**Data section**
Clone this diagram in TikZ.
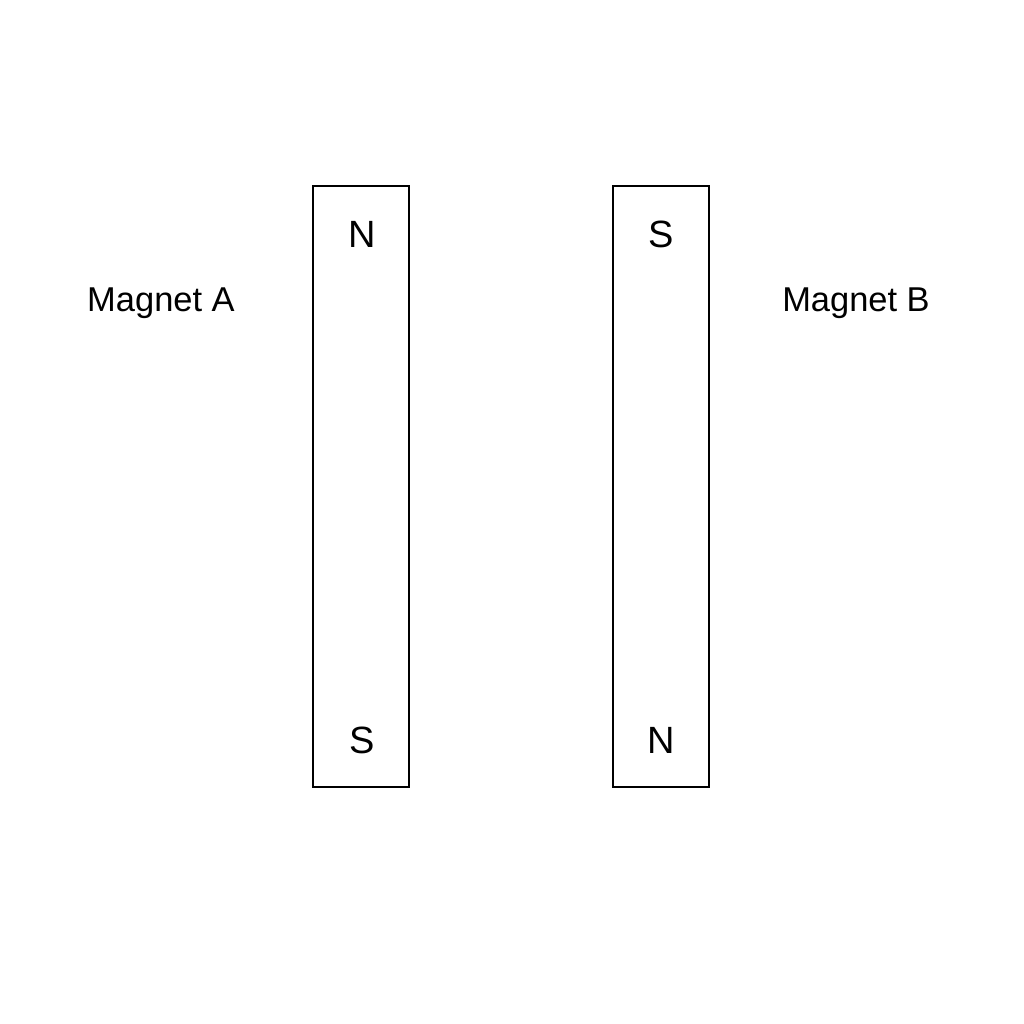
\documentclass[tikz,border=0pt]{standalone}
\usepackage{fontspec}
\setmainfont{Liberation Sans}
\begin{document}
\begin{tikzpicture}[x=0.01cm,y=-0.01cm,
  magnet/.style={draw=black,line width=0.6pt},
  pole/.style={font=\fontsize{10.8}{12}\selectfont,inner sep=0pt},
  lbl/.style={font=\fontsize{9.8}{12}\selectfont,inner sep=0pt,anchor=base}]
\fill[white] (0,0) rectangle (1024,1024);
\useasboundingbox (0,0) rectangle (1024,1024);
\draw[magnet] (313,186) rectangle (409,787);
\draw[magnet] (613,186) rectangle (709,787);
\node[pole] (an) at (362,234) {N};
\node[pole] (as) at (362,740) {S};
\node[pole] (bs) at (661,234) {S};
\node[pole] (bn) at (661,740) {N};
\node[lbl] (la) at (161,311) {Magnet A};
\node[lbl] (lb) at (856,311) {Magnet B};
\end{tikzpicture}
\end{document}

**Job**
Go through the data above and transcribe it in full, omitting any image.

**Complete output**
Clone this diagram in TikZ.
\documentclass[tikz,border=0pt]{standalone}
\usepackage{fontspec}
\setmainfont{Liberation Sans}
\begin{document}
\begin{tikzpicture}[x=0.01cm,y=-0.01cm,
  magnet/.style={draw=black,line width=0.6pt},
  pole/.style={font=\fontsize{10.8}{12}\selectfont,inner sep=0pt},
  lbl/.style={font=\fontsize{9.8}{12}\selectfont,inner sep=0pt,anchor=base}]
\fill[white] (0,0) rectangle (1024,1024);
\useasboundingbox (0,0) rectangle (1024,1024);
\draw[magnet] (313,186) rectangle (409,787);
\draw[magnet] (613,186) rectangle (709,787);
\node[pole] (an) at (362,234) {N};
\node[pole] (as) at (362,740) {S};
\node[pole] (bs) at (661,234) {S};
\node[pole] (bn) at (661,740) {N};
\node[lbl] (la) at (161,311) {Magnet A};
\node[lbl] (lb) at (856,311) {Magnet B};
\end{tikzpicture}
\end{document}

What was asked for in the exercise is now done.